● **Data**
══════════════════════════════

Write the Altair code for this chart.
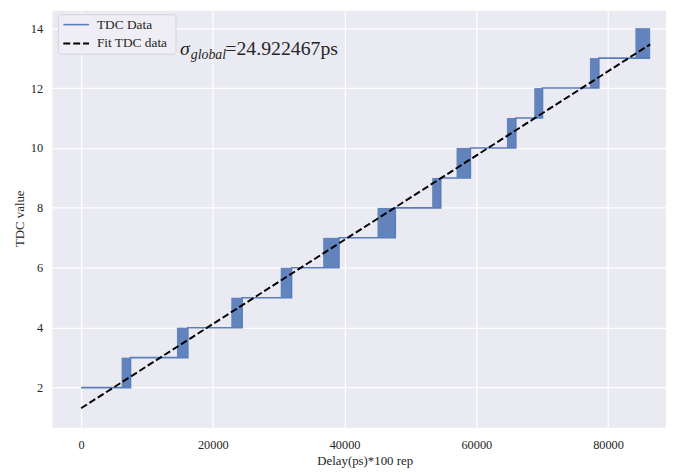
import altair as alt
import pandas as pd

# ---- data ----
# transition blocks (data flickering between level and level+1)
block_start = [6150, 14550, 22800, 30300, 36750, 45000, 53300, 57000, 64650, 68800, 77250, 84150]
block_end   = [7500, 16200, 24450, 31950, 39150, 47700, 54600, 59100, 66000, 70050, 78600, 86400]
block_low   = [2, 3, 4, 5, 6, 7, 8, 9, 10, 11, 12, 13]

# step line of TDC data (step-after)
step_x = [0, 7500, 16200, 24450, 31950, 39150, 47700, 54600, 59100, 66000, 70050, 78600, 86400]
step_y = [2, 3, 4, 5, 6, 7, 8, 9, 10, 11, 12, 13, 13]

# fit line endpoints
fit_x = [0, 86400]
fit_y = [1.31, 13.46]

series_names = ["TDC Data", "Fit TDC data"]
x_ticks = [0, 20000, 40000, 60000, 80000]
y_ticks = [2, 4, 6, 8, 10, 12, 14]
ann_sigma = ["σ"]
ann_sub = ["global"]
ann_val = ["=24.922467ps"]

FONT = "Liberation Serif"
BLUE = "#5a7dbb"
BLOCK = "#6283bc"
TXT = "#262626"

blocks = pd.DataFrame({"x": block_start, "x2": block_end,
                       "y": block_low, "y2": [v + 1 for v in block_low]})
step = pd.DataFrame({"x": step_x, "y": step_y})
fit = pd.DataFrame({"x": fit_x, "y": fit_y})

xscale = alt.Scale(domain=[-4350, 88800], nice=False, zero=False)
yscale = alt.Scale(domain=[0.66, 14.58], nice=False, zero=False)

xax = alt.Axis(values=x_ticks, format="d", title="Delay(ps)*100 rep",
               titleX=316, titleY=27)
yax = alt.Axis(values=y_ticks, title="TDC value", titleX=-26, titleY=210)

rects = alt.Chart(blocks).mark_rect(color=BLOCK).encode(
    x=alt.X("x:Q", scale=xscale, axis=xax), x2="x2:Q",
    y=alt.Y("y:Q", scale=yscale, axis=yax), y2="y2:Q")

stepline = alt.Chart(step).mark_line(interpolate="step-after", strokeWidth=1.6,
                                     color=BLUE).encode(
    x=alt.X("x:Q", scale=xscale), y=alt.Y("y:Q", scale=yscale))

fitline = alt.Chart(fit).mark_line(strokeWidth=2, color="black",
                                   strokeDash=[7, 3]).encode(
    x=alt.X("x:Q", scale=xscale), y=alt.Y("y:Q", scale=yscale))

# manual legend (matplotlib style, upper left)
one = pd.DataFrame({"a": [0]})
leg_box = alt.Chart(one).mark_rect(fill="#EEEEF4", stroke="#D2D2DA", strokeWidth=1,
                                   cornerRadius=3).encode(
    x=alt.value(6), x2=alt.value(125), y=alt.value(4), y2=alt.value(44))
leg_l1 = alt.Chart(one).mark_rule(color=BLUE, strokeWidth=1.6).encode(
    x=alt.value(11), x2=alt.value(37), y=alt.value(14))
leg_l2 = alt.Chart(one).mark_rule(color="black", strokeWidth=2, strokeDash=[7, 3]).encode(
    x=alt.value(11), x2=alt.value(37), y=alt.value(33))
leg_t1 = alt.Chart(pd.DataFrame({"t": [series_names[0]]})).mark_text(
    font=FONT, fontSize=13.5, align="left", baseline="middle", color=TXT).encode(
    text="t:N", x=alt.value(45), y=alt.value(14))
leg_t2 = alt.Chart(pd.DataFrame({"t": [series_names[1]]})).mark_text(
    font=FONT, fontSize=13.5, align="left", baseline="middle", color=TXT).encode(
    text="t:N", x=alt.value(45), y=alt.value(33))

t1 = alt.Chart(pd.DataFrame({"t": ann_sigma})).mark_text(
    font=FONT, fontSize=20, fontStyle="italic", align="left", baseline="alphabetic",
    color=TXT).encode(text="t:N", x=alt.value(129), y=alt.value(45))
t2 = alt.Chart(pd.DataFrame({"t": ann_sub})).mark_text(
    font=FONT, fontSize=14, fontStyle="italic", align="left", baseline="alphabetic",
    color=TXT).encode(text="t:N", x=alt.value(140), y=alt.value(49))
t3 = alt.Chart(pd.DataFrame({"t": ann_val})).mark_text(
    font=FONT, fontSize=20, align="left", baseline="alphabetic",
    color=TXT).encode(text="t:N", x=alt.value(175), y=alt.value(45))

chart = alt.layer(rects, stepline, fitline, leg_box, leg_l1, leg_l2, leg_t1, leg_t2,
                  t1, t2, t3).properties(
    width=621, height=422,
    autosize=alt.AutoSizeParams(type="none"),
    padding={"left": 45, "top": 0, "right": 0, "bottom": 43},
).configure_view(fill="#EAEAF2", stroke=None).configure_axis(
    grid=True, gridColor="white", gridWidth=1.2, domain=False, ticks=False,
    labelFont=FONT, labelFontSize=12.5, labelColor=TXT,
    titleFont=FONT, titleFontSize=13, titleColor=TXT, titleFontWeight="normal",
).configure_axisX(labelPadding=11).configure_axisY(labelPadding=10)

chart.save("out.html", embed_options={"renderer": "svg", "actions": False})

══════════════════════════════

● **Exercise prompt**
Reproduce the material word for word, minus the images.

● **Answer for the task**
Write the Altair code for this chart.
import altair as alt
import pandas as pd

# ---- data ----
# transition blocks (data flickering between level and level+1)
block_start = [6150, 14550, 22800, 30300, 36750, 45000, 53300, 57000, 64650, 68800, 77250, 84150]
block_end   = [7500, 16200, 24450, 31950, 39150, 47700, 54600, 59100, 66000, 70050, 78600, 86400]
block_low   = [2, 3, 4, 5, 6, 7, 8, 9, 10, 11, 12, 13]

# step line of TDC data (step-after)
step_x = [0, 7500, 16200, 24450, 31950, 39150, 47700, 54600, 59100, 66000, 70050, 78600, 86400]
step_y = [2, 3, 4, 5, 6, 7, 8, 9, 10, 11, 12, 13, 13]

# fit line endpoints
fit_x = [0, 86400]
fit_y = [1.31, 13.46]

series_names = ["TDC Data", "Fit TDC data"]
x_ticks = [0, 20000, 40000, 60000, 80000]
y_ticks = [2, 4, 6, 8, 10, 12, 14]
ann_sigma = ["σ"]
ann_sub = ["global"]
ann_val = ["=24.922467ps"]

FONT = "Liberation Serif"
BLUE = "#5a7dbb"
BLOCK = "#6283bc"
TXT = "#262626"

blocks = pd.DataFrame({"x": block_start, "x2": block_end,
                       "y": block_low, "y2": [v + 1 for v in block_low]})
step = pd.DataFrame({"x": step_x, "y": step_y})
fit = pd.DataFrame({"x": fit_x, "y": fit_y})

xscale = alt.Scale(domain=[-4350, 88800], nice=False, zero=False)
yscale = alt.Scale(domain=[0.66, 14.58], nice=False, zero=False)

xax = alt.Axis(values=x_ticks, format="d", title="Delay(ps)*100 rep",
               titleX=316, titleY=27)
yax = alt.Axis(values=y_ticks, title="TDC value", titleX=-26, titleY=210)

rects = alt.Chart(blocks).mark_rect(color=BLOCK).encode(
    x=alt.X("x:Q", scale=xscale, axis=xax), x2="x2:Q",
    y=alt.Y("y:Q", scale=yscale, axis=yax), y2="y2:Q")

stepline = alt.Chart(step).mark_line(interpolate="step-after", strokeWidth=1.6,
                                     color=BLUE).encode(
    x=alt.X("x:Q", scale=xscale), y=alt.Y("y:Q", scale=yscale))

fitline = alt.Chart(fit).mark_line(strokeWidth=2, color="black",
                                   strokeDash=[7, 3]).encode(
    x=alt.X("x:Q", scale=xscale), y=alt.Y("y:Q", scale=yscale))

# manual legend (matplotlib style, upper left)
one = pd.DataFrame({"a": [0]})
leg_box = alt.Chart(one).mark_rect(fill="#EEEEF4", stroke="#D2D2DA", strokeWidth=1,
                                   cornerRadius=3).encode(
    x=alt.value(6), x2=alt.value(125), y=alt.value(4), y2=alt.value(44))
leg_l1 = alt.Chart(one).mark_rule(color=BLUE, strokeWidth=1.6).encode(
    x=alt.value(11), x2=alt.value(37), y=alt.value(14))
leg_l2 = alt.Chart(one).mark_rule(color="black", strokeWidth=2, strokeDash=[7, 3]).encode(
    x=alt.value(11), x2=alt.value(37), y=alt.value(33))
leg_t1 = alt.Chart(pd.DataFrame({"t": [series_names[0]]})).mark_text(
    font=FONT, fontSize=13.5, align="left", baseline="middle", color=TXT).encode(
    text="t:N", x=alt.value(45), y=alt.value(14))
leg_t2 = alt.Chart(pd.DataFrame({"t": [series_names[1]]})).mark_text(
    font=FONT, fontSize=13.5, align="left", baseline="middle", color=TXT).encode(
    text="t:N", x=alt.value(45), y=alt.value(33))

t1 = alt.Chart(pd.DataFrame({"t": ann_sigma})).mark_text(
    font=FONT, fontSize=20, fontStyle="italic", align="left", baseline="alphabetic",
    color=TXT).encode(text="t:N", x=alt.value(129), y=alt.value(45))
t2 = alt.Chart(pd.DataFrame({"t": ann_sub})).mark_text(
    font=FONT, fontSize=14, fontStyle="italic", align="left", baseline="alphabetic",
    color=TXT).encode(text="t:N", x=alt.value(140), y=alt.value(49))
t3 = alt.Chart(pd.DataFrame({"t": ann_val})).mark_text(
    font=FONT, fontSize=20, align="left", baseline="alphabetic",
    color=TXT).encode(text="t:N", x=alt.value(175), y=alt.value(45))

chart = alt.layer(rects, stepline, fitline, leg_box, leg_l1, leg_l2, leg_t1, leg_t2,
                  t1, t2, t3).properties(
    width=621, height=422,
    autosize=alt.AutoSizeParams(type="none"),
    padding={"left": 45, "top": 0, "right": 0, "bottom": 43},
).configure_view(fill="#EAEAF2", stroke=None).configure_axis(
    grid=True, gridColor="white", gridWidth=1.2, domain=False, ticks=False,
    labelFont=FONT, labelFontSize=12.5, labelColor=TXT,
    titleFont=FONT, titleFontSize=13, titleColor=TXT, titleFontWeight="normal",
).configure_axisX(labelPadding=11).configure_axisY(labelPadding=10)

chart.save("out.html", embed_options={"renderer": "svg", "actions": False})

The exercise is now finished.